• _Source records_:
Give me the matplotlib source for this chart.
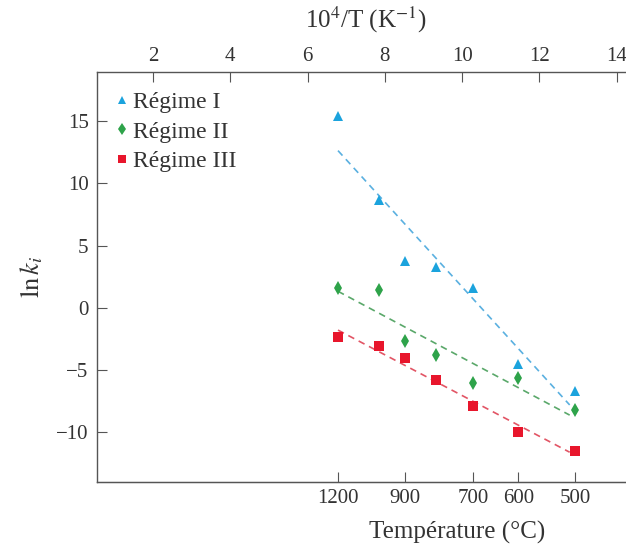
import numpy as np
import matplotlib
matplotlib.use("Agg")
import matplotlib.pyplot as plt

# ---- data ----
temperatures_C = [1200, 1000, 900, 800, 700, 600, 500]
regime_I = [15.4, 8.64, 3.74, 3.28, 1.62, -4.49, -6.69]
regime_II = [1.62, 1.41, -2.67, -3.79, -6.01, -5.64, -8.21]
regime_III = [-2.35, -3.07, -4.06, -5.80, -7.92, -10.0, -11.48]
series_labels = ["Régime I", "Régime II", "Régime III"]
top_ticks = [2, 4, 6, 8, 10, 12, 14]
bottom_tick_temps = [1200, 900, 700, 600, 500]
y_ticks = [-10, -5, 0, 5, 10, 15]

plt.rcParams['font.family'] = ['Liberation Serif', 'DejaVu Serif']
plt.rcParams['mathtext.fontset'] = 'stix'

txt = '#333333'
spine_c = '#555555'

def inv_T(tc):
    return 1e4 / (np.asarray(tc, dtype=float) + 273.15)

x = inv_T(temperatures_C)

fig = plt.figure(figsize=(6.26, 5.44), dpi=100)
# axes extends slightly beyond right edge (right spine cut off, as in reference)
ax_right_px = 634
ax = fig.add_axes([97/626, 1-482/544, (ax_right_px-97)/626, (482-72)/544])

styles = [
    dict(marker='^', color='#1ba3dd', ms=6.5, line='#5ab0e0'),
    dict(marker='d', color='#2ea34a', ms=7, line='#5aa86a'),
    dict(marker='s', color='#e8162c', ms=6.5, line='#e25565'),
]
for ys, lab, st in zip([regime_I, regime_II, regime_III], series_labels, styles):
    ys = np.asarray(ys)
    ax.plot(x, ys, linestyle='none', marker=st['marker'], color=st['color'],
            ms=st['ms'], mew=0, label=lab, zorder=3)
    a, b = np.polyfit(x, ys, 1)
    xf = np.array([x.min(), x.max() - 0.15])
    ax.plot(xf, a * xf + b, linestyle=(0, (4, 3)), color=st['line'], lw=1.2, zorder=2)

px_per_unit = 38.64
x0_px = 75.7
ax.set_xlim((97 - x0_px) / px_per_unit, (ax_right_px - x0_px) / px_per_unit)
ax.set_ylim(-14, 18.95)

# top axis: 10^4/T
ax.xaxis.set_ticks_position('top')
ax.xaxis.set_label_position('top')
ax.set_xticks(top_ticks)
ax.set_xticklabels([str(t) for t in top_ticks])
ax.set_xlabel(r'10$^4$/T (K$^{-1}$)', fontsize=18, color=txt, labelpad=14)
ax.tick_params(axis='x', which='both', direction='in', length=7, width=0.8,
               colors=spine_c, labelcolor=txt, labelsize=15, pad=4)

# bottom axis: temperature
sec = ax.secondary_xaxis('bottom')
sec.set_xticks(inv_T(bottom_tick_temps))
sec.set_xticklabels([str(t) for t in bottom_tick_temps])
sec.tick_params(direction='in', length=7, width=0.8, colors=spine_c,
                labelcolor=txt, labelsize=15, pad=5)
sec.spines['bottom'].set_color(spine_c)
fig.text(457/626, 1-532/544, 'Température (°C)', fontsize=18, color=txt,
         ha='center', va='center')

ax.set_yticks(y_ticks)
ax.set_yticklabels([('\u2212' + str(-t)) if t < 0 else str(t) for t in y_ticks])
ax.tick_params(axis='y', direction='in', length=7, width=0.8, colors=spine_c,
               labelcolor=txt, labelsize=15, pad=6)
ax.set_ylabel(r'$\ln k_i$', fontsize=19, color=txt, labelpad=8)

for s in ax.spines.values():
    s.set_color(spine_c)
    s.set_linewidth(1.0)

leg = ax.legend(loc='upper left', frameon=False, fontsize=17, handlelength=0.5,
                handletextpad=0.2, labelspacing=0.33, borderaxespad=0.0,
                bbox_to_anchor=(0.018, 0.975), markerscale=0.9)
for t in leg.get_texts():
    t.set_color(txt)

fig.savefig('out.png', dpi=100)
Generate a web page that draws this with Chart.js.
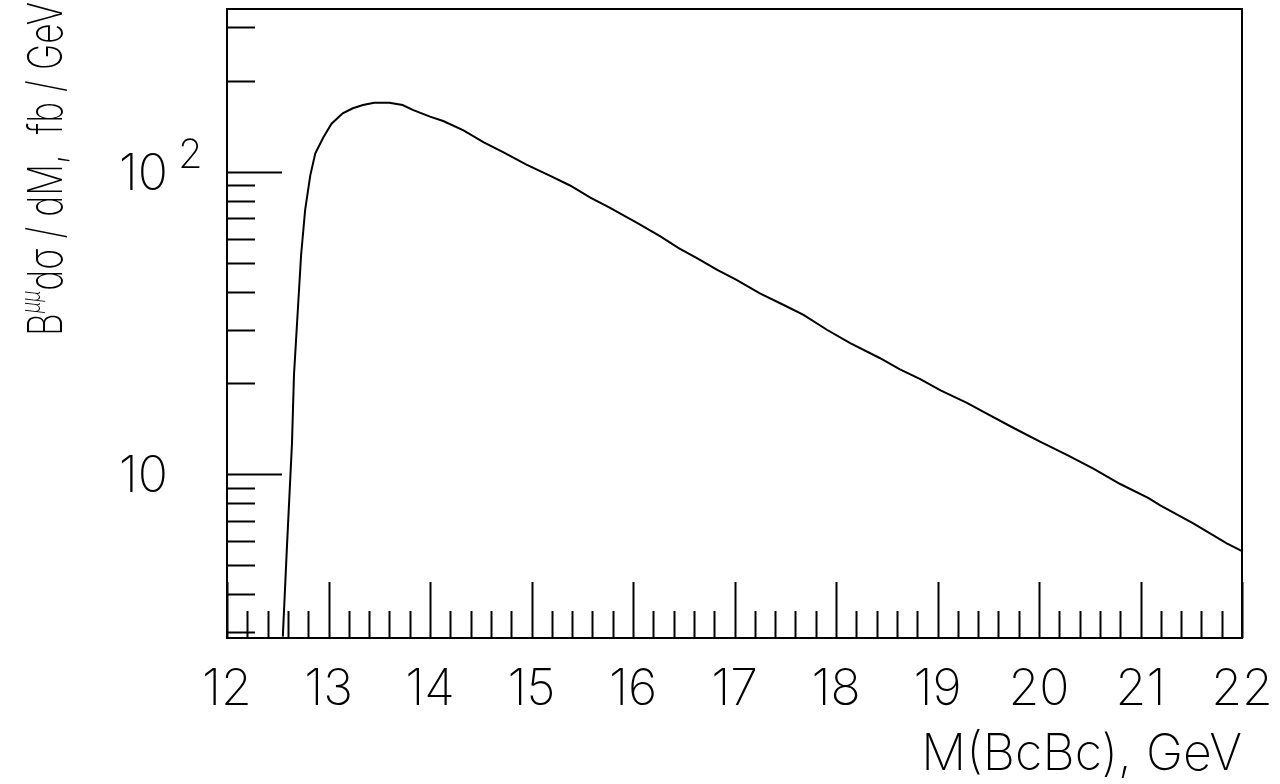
<!DOCTYPE html>
<html>
<head>
<meta charset="utf-8">
<script src="https://cdn.jsdelivr.net/npm/chart.js@4"></script>
<style>
  body { margin: 0; background: #fff; }
  canvas { display: block; }
</style>
</head>
<body>
<canvas id="massChart" width="1280" height="784"></canvas>
<script>
// M(BcBc) in GeV
const massGeV = [12.55, 12.59, 12.64, 12.66, 12.70, 12.73, 12.77, 12.82, 12.87, 12.95,
  13.03, 13.14, 13.24, 13.34, 13.45, 13.60, 13.73, 13.83, 14.00, 14.13,
  14.33, 14.53, 14.72, 14.95, 15.18, 15.38, 15.58, 15.77, 16.04, 16.27,
  16.45, 16.63, 16.83, 17.02, 17.25, 17.48, 17.68, 17.91, 18.14, 18.43,
  18.63, 18.83, 19.03, 19.29, 19.49, 19.75, 20.01, 20.27, 20.54, 20.80,
  21.08, 21.19, 21.52, 21.85, 22.00];
// B^mumu dsigma/dM, fb/GeV
const dSigma = [2.9, 5.7, 12.6, 21.3, 35.9, 53, 74.8, 97, 115, 130,
  144, 156, 162, 166, 169, 169, 166, 160, 152, 147,
  137, 125, 116, 105.5, 97, 90, 82, 76, 67.7, 61.1,
  55.9, 51.8, 47.3, 43.9, 39.6, 36.3, 33.6, 30, 27.1, 24.2,
  22.2, 20.6, 18.9, 17.2, 15.8, 14.2, 12.8, 11.6, 10.4, 9.27,
  8.32, 7.89, 6.87, 5.9, 5.56];

const xTickLabels = ['12', '13', '14', '15', '16', '17', '18', '19', '20', '21', '22'];
const yMajorTicks = [10, 100];
const yMinorTicks = [3, 4, 5, 6, 7, 8, 9, 20, 30, 40, 50, 60, 70, 80, 90, 200, 300];

const FONT = '"Inter", "Liberation Sans", sans-serif';

// frame, inward ticks and all the HIGZ-style labels
const frameAndLabels = {
  id: 'frameAndLabels',
  afterDatasetsDraw(chart) {
    const { ctx, chartArea: a, scales: { x, y } } = chart;
    ctx.save();
    ctx.strokeStyle = '#000';
    ctx.fillStyle = '#000';
    ctx.lineWidth = 2;
    ctx.strokeRect(a.left, a.top, a.right - a.left, a.bottom - a.top);

    // x ticks (every 0.2, long on integers)
    ctx.beginPath();
    for (let i = 0; i <= 50; i++) {
      const px = Math.round(x.getPixelForValue(12 + i * 0.2)) + 0.5;
      const len = i % 5 === 0 ? 56 : 27;
      ctx.moveTo(px, a.bottom);
      ctx.lineTo(px, a.bottom - len);
    }
    // y ticks on the left
    yMajorTicks.forEach(v => {
      const py = Math.round(y.getPixelForValue(v)) + 0.5;
      ctx.moveTo(a.left, py); ctx.lineTo(a.left + 55, py);
    });
    yMinorTicks.forEach(v => {
      const py = Math.round(y.getPixelForValue(v)) + 0.5;
      ctx.moveTo(a.left, py); ctx.lineTo(a.left + 28, py);
    });
    ctx.stroke();

    // x tick labels
    ctx.font = '200 50px ' + FONT;
    ctx.textAlign = 'center';
    ctx.textBaseline = 'alphabetic';
    xTickLabels.forEach(t => {
      ctx.fillText(t, x.getPixelForValue(Number(t)), a.bottom + 67);
    });

    // x title
    ctx.textAlign = 'right';
    ctx.fillText('M(BcBc), GeV', a.right, a.bottom + 132);

    // y tick labels
    const y10 = y.getPixelForValue(10);
    const y100 = y.getPixelForValue(100);
    ctx.textAlign = 'right';
    ctx.fillText('10', 168, y10 + 18);
    ctx.fillText('10', 168, y100 + 18);
    ctx.textAlign = 'left';
    ctx.font = '200 40px ' + FONT;
    ctx.fillText('2', 178, y100 - 4);

    // y title, rotated, squeezed to fit between y=336 and y=2
    const bigFont = '200 48px ' + FONT;
    const supFont = 'italic 200 26px ' + FONT;
    ctx.font = bigFont;
    const wB = ctx.measureText('B').width;
    const wRest = ctx.measureText('d\u03c3 / dM,  fb / GeV').width;
    ctx.font = supFont;
    const wSup = ctx.measureText('\u03bc\u03bc').width;
    const total = wB + wSup + wRest;
    ctx.translate(62, 336);
    ctx.rotate(-Math.PI / 2);
    ctx.scale(Math.min(1, 334 / total), 1);
    ctx.textAlign = 'left';
    let cx = 0;
    ctx.font = bigFont;
    ctx.fillText('B', cx, 0);
    cx += wB;
    ctx.font = supFont;
    ctx.fillText('\u03bc\u03bc', cx, -22);
    cx += wSup;
    ctx.font = bigFont;
    ctx.fillText('d\u03c3 / dM,  fb / GeV', cx, 0);
    ctx.restore();
  }
};

new Chart(document.getElementById('massChart'), {
  type: 'line',
  data: {
    datasets: [{
      data: massGeV.map((m, i) => ({ x: m, y: dSigma[i] })),
      borderColor: '#000',
      borderWidth: 2,
      pointRadius: 0,
      tension: 0,
      fill: false
    }]
  },
  options: {
    responsive: false,
    animation: false,
    layout: { padding: { left: 227, top: 9, right: 38, bottom: 146 } },
    plugins: { legend: { display: false }, tooltip: { enabled: false } },
    scales: {
      x: { type: 'linear', min: 12, max: 22, display: false },
      y: { type: 'logarithmic', min: 2.87, max: 345, display: false }
    }
  },
  plugins: [frameAndLabels]
});
</script>
</body>
</html>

• _Problem statement_:
Repeat, exactly and in full, each line from the start of the data to the line that contains "import matplotlib.pyplot as plt". Pictures do not go in.

• _Final result_:
Give me the matplotlib source for this chart.
import numpy as np
import matplotlib
matplotlib.use("Agg")
import matplotlib.pyplot as plt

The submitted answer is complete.